Henry Hudson (?-1611?),
English navigator, famous for four great voyages of discovery; a river and a bay
in North America are named for him. Nothing is known of Hudson's life before
1607, the year in which he undertook his first expedition for the English
Muscovy Company. Commanding a single ship, the Hopewell, Hudson touched
the shores of Greenland and the Svalbard islands, and sailed as far north as
80°23’ in an attempt to find a northeast passage by way of the Arctic Ocean to
East Asia. During the following year he sailed in the same ship under the
auspices of the same company, and again attempted unsuccessfully to find a
passage, this time by way of the islands of Novaya Zemlya in the Barents Sea.
Upon his return, the Muscovy Co. withdrew their support, and Hudson turned to
the Dutch East India Co. for new funds and a ship to carry on his work.

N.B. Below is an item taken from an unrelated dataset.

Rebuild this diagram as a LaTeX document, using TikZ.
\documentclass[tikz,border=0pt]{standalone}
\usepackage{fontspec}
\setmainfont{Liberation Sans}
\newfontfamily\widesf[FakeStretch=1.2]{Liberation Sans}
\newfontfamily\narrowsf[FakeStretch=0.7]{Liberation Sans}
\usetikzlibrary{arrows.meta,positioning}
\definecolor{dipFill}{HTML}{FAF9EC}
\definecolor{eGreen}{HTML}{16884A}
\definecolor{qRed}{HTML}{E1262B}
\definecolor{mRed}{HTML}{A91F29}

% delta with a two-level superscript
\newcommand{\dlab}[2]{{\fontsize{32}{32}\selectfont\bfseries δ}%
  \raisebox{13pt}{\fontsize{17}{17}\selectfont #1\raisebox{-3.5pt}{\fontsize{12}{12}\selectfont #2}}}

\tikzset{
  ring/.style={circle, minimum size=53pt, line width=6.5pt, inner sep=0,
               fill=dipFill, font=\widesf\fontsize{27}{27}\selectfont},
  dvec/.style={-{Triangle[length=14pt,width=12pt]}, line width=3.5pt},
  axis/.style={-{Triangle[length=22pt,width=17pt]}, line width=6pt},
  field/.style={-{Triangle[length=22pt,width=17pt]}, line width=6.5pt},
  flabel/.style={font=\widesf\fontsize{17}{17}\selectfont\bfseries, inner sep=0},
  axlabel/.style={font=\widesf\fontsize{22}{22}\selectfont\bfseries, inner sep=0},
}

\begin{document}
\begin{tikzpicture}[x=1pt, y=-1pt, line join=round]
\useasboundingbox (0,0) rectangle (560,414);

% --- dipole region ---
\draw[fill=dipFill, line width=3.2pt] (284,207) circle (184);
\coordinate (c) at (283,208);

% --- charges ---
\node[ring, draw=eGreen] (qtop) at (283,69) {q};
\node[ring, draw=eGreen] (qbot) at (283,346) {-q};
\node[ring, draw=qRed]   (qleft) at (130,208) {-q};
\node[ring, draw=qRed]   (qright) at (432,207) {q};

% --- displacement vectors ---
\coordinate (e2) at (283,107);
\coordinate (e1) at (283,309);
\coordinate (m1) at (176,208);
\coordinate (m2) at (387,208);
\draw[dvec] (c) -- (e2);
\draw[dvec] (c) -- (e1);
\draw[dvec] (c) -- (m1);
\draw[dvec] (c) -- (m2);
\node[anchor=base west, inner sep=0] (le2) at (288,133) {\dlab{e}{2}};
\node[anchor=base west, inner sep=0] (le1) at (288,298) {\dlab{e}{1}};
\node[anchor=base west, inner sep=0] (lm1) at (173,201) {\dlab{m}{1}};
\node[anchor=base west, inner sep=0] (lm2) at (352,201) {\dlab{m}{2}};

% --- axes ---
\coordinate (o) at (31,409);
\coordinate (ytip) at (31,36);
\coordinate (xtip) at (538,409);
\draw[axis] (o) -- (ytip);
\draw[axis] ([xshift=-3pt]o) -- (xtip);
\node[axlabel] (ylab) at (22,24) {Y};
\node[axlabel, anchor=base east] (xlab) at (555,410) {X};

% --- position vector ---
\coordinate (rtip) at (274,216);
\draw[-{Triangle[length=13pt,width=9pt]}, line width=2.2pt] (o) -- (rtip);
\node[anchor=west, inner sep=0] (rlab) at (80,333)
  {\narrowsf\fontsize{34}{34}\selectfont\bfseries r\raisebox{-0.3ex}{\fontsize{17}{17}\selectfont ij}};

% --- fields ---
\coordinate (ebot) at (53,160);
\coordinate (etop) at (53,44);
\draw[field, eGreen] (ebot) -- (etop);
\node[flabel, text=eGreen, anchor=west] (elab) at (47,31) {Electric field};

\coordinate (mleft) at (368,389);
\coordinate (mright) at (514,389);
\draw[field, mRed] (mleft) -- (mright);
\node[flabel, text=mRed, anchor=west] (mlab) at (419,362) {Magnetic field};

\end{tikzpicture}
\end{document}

In that
company's employ he sailed from the Dutch island of Texel, on his third voyage
in 1609, in the Half Moon, a vessel of about 73 metric tons, with a mixed
Dutch and English crew of 18 or 20 men. He again began his exploration off
Novaya Zemlya, intending to try a passage through the ice, but his crew, having
endured extremely cold and harsh weather, mutinied, and Hudson headed west and
south past Nova Scotia and down the North American coast, in the belief that the
Atlantic Ocean was separated from the Pacific Ocean only by a narrow isthmus. In
September 1609 he first entered New York Bay, and he spent the following month
exploring the Hudson River to a point about 240 km (about 150 mi) from its
mouth, at about the present site of the city of Albany. Before the end of the
year Hudson and his men returned to England, where they and their ship were
seized by the government. Hudson was commanded from that time on to serve only
the country of his birth.
In 1610 Hudson set out on his final voyage under the
patronage of a newly formed company of English gentlemen. In his new ship, the
Discovery, he decided from the start to search for a northwest passage;
he reached the Hudson Strait by the middle of the year, and passed into Hudson
Bay beyond it, where he spent three months exploring the eastern islands and
shores. By November his ship was frozen in, and a winter of extreme privation
and cold led to dissension among the crew. A part of the crew mutinied in June
1611 and put Hudson, his son, and seven others of the company adrift in a small
boat. A few survivors from the mutinous crew reached England, where they were
imprisoned, but Hudson and the others were never seen again.